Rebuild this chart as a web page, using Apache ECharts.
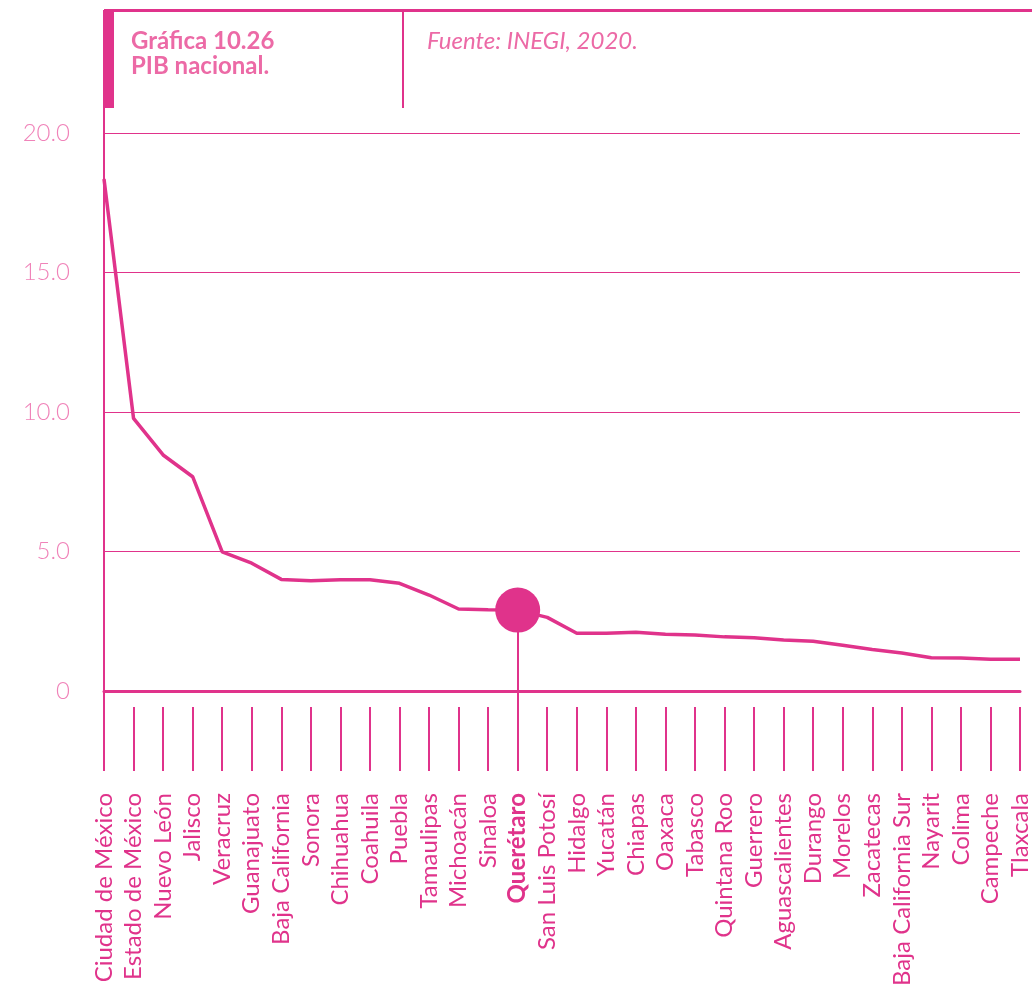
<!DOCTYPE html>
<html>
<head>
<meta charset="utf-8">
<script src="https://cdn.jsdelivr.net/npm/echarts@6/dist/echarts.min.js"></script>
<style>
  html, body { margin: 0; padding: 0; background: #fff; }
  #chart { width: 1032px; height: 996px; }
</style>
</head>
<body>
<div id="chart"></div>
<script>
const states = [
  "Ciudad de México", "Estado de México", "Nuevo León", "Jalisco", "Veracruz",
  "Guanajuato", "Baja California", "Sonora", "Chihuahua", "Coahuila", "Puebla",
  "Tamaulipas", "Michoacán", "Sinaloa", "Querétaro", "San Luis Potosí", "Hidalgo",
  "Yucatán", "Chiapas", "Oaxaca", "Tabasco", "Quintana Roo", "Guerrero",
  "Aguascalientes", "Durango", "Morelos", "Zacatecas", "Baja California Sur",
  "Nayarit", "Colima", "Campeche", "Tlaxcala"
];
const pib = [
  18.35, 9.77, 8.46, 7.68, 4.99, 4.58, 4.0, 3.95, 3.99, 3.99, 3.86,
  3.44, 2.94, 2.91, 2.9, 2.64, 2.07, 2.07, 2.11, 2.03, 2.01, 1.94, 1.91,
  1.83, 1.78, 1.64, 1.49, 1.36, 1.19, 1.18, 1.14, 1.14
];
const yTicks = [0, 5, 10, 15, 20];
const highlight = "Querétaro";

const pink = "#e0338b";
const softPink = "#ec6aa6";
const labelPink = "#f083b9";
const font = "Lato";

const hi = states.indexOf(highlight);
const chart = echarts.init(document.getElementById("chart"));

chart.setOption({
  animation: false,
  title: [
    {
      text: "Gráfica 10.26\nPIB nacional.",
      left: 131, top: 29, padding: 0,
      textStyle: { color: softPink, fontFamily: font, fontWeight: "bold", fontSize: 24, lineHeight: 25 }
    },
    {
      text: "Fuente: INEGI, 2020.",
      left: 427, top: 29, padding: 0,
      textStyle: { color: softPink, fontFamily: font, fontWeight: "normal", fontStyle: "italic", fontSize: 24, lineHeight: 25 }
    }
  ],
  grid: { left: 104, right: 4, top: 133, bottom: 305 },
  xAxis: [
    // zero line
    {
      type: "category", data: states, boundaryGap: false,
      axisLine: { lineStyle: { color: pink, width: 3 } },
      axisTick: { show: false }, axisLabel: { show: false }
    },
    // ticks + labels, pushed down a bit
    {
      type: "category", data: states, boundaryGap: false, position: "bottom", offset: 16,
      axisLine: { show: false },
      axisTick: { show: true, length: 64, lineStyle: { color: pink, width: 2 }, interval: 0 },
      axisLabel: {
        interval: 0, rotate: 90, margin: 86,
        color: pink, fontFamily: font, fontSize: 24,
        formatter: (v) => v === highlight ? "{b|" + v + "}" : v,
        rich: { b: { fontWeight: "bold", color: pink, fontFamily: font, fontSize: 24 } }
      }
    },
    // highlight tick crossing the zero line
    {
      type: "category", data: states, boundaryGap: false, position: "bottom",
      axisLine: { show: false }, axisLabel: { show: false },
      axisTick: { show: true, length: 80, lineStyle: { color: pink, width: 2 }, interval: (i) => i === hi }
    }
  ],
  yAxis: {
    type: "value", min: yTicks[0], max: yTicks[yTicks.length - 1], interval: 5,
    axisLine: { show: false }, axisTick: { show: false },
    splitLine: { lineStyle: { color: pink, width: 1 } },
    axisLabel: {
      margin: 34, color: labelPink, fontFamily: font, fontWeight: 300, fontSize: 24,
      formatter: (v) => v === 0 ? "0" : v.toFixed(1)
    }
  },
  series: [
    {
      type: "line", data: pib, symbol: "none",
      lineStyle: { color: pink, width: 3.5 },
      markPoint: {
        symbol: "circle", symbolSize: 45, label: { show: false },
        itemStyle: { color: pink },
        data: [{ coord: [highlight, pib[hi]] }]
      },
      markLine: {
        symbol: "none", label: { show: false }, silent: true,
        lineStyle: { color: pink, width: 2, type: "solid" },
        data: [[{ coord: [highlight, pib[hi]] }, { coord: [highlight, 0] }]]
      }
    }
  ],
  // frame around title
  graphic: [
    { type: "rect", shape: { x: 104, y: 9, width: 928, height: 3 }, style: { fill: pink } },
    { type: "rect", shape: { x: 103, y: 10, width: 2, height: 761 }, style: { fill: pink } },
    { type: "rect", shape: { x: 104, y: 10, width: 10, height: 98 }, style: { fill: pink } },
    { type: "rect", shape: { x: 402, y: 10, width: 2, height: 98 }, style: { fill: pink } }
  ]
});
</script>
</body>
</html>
☆ ☆ ☆
■ **YOUR OBJECTIVE**:
Copy out every line of the material above exactly, skipping the pictures.

■ **ANSWER BELOW**:
Rebuild this chart as a web page, using Apache ECharts.
<!DOCTYPE html>
<html>
<head>
<meta charset="utf-8">
<script src="https://cdn.jsdelivr.net/npm/echarts@6/dist/echarts.min.js"></script>
<style>
  html, body { margin: 0; padding: 0; background: #fff; }
  #chart { width: 1032px; height: 996px; }
</style>
</head>
<body>
<div id="chart"></div>
<script>
const states = [
  "Ciudad de México", "Estado de México", "Nuevo León", "Jalisco", "Veracruz",
  "Guanajuato", "Baja California", "Sonora", "Chihuahua", "Coahuila", "Puebla",
  "Tamaulipas", "Michoacán", "Sinaloa", "Querétaro", "San Luis Potosí", "Hidalgo",
  "Yucatán", "Chiapas", "Oaxaca", "Tabasco", "Quintana Roo", "Guerrero",
  "Aguascalientes", "Durango", "Morelos", "Zacatecas", "Baja California Sur",
  "Nayarit", "Colima", "Campeche", "Tlaxcala"
];
const pib = [
  18.35, 9.77, 8.46, 7.68, 4.99, 4.58, 4.0, 3.95, 3.99, 3.99, 3.86,
  3.44, 2.94, 2.91, 2.9, 2.64, 2.07, 2.07, 2.11, 2.03, 2.01, 1.94, 1.91,
  1.83, 1.78, 1.64, 1.49, 1.36, 1.19, 1.18, 1.14, 1.14
];
const yTicks = [0, 5, 10, 15, 20];
const highlight = "Querétaro";

const pink = "#e0338b";
const softPink = "#ec6aa6";
const labelPink = "#f083b9";
const font = "Lato";

const hi = states.indexOf(highlight);
const chart = echarts.init(document.getElementById("chart"));

chart.setOption({
  animation: false,
  title: [
    {
      text: "Gráfica 10.26\nPIB nacional.",
      left: 131, top: 29, padding: 0,
      textStyle: { color: softPink, fontFamily: font, fontWeight: "bold", fontSize: 24, lineHeight: 25 }
    },
    {
      text: "Fuente: INEGI, 2020.",
      left: 427, top: 29, padding: 0,
      textStyle: { color: softPink, fontFamily: font, fontWeight: "normal", fontStyle: "italic", fontSize: 24, lineHeight: 25 }
    }
  ],
  grid: { left: 104, right: 4, top: 133, bottom: 305 },
  xAxis: [
    // zero line
    {
      type: "category", data: states, boundaryGap: false,
      axisLine: { lineStyle: { color: pink, width: 3 } },
      axisTick: { show: false }, axisLabel: { show: false }
    },
    // ticks + labels, pushed down a bit
    {
      type: "category", data: states, boundaryGap: false, position: "bottom", offset: 16,
      axisLine: { show: false },
      axisTick: { show: true, length: 64, lineStyle: { color: pink, width: 2 }, interval: 0 },
      axisLabel: {
        interval: 0, rotate: 90, margin: 86,
        color: pink, fontFamily: font, fontSize: 24,
        formatter: (v) => v === highlight ? "{b|" + v + "}" : v,
        rich: { b: { fontWeight: "bold", color: pink, fontFamily: font, fontSize: 24 } }
      }
    },
    // highlight tick crossing the zero line
    {
      type: "category", data: states, boundaryGap: false, position: "bottom",
      axisLine: { show: false }, axisLabel: { show: false },
      axisTick: { show: true, length: 80, lineStyle: { color: pink, width: 2 }, interval: (i) => i === hi }
    }
  ],
  yAxis: {
    type: "value", min: yTicks[0], max: yTicks[yTicks.length - 1], interval: 5,
    axisLine: { show: false }, axisTick: { show: false },
    splitLine: { lineStyle: { color: pink, width: 1 } },
    axisLabel: {
      margin: 34, color: labelPink, fontFamily: font, fontWeight: 300, fontSize: 24,
      formatter: (v) => v === 0 ? "0" : v.toFixed(1)
    }
  },
  series: [
    {
      type: "line", data: pib, symbol: "none",
      lineStyle: { color: pink, width: 3.5 },
      markPoint: {
        symbol: "circle", symbolSize: 45, label: { show: false },
        itemStyle: { color: pink },
        data: [{ coord: [highlight, pib[hi]] }]
      },
      markLine: {
        symbol: "none", label: { show: false }, silent: true,
        lineStyle: { color: pink, width: 2, type: "solid" },
        data: [[{ coord: [highlight, pib[hi]] }, { coord: [highlight, 0] }]]
      }
    }
  ],
  // frame around title
  graphic: [
    { type: "rect", shape: { x: 104, y: 9, width: 928, height: 3 }, style: { fill: pink } },
    { type: "rect", shape: { x: 103, y: 10, width: 2, height: 761 }, style: { fill: pink } },
    { type: "rect", shape: { x: 104, y: 10, width: 10, height: 98 }, style: { fill: pink } },
    { type: "rect", shape: { x: 402, y: 10, width: 2, height: 98 }, style: { fill: pink } }
  ]
});
</script>
</body>
</html>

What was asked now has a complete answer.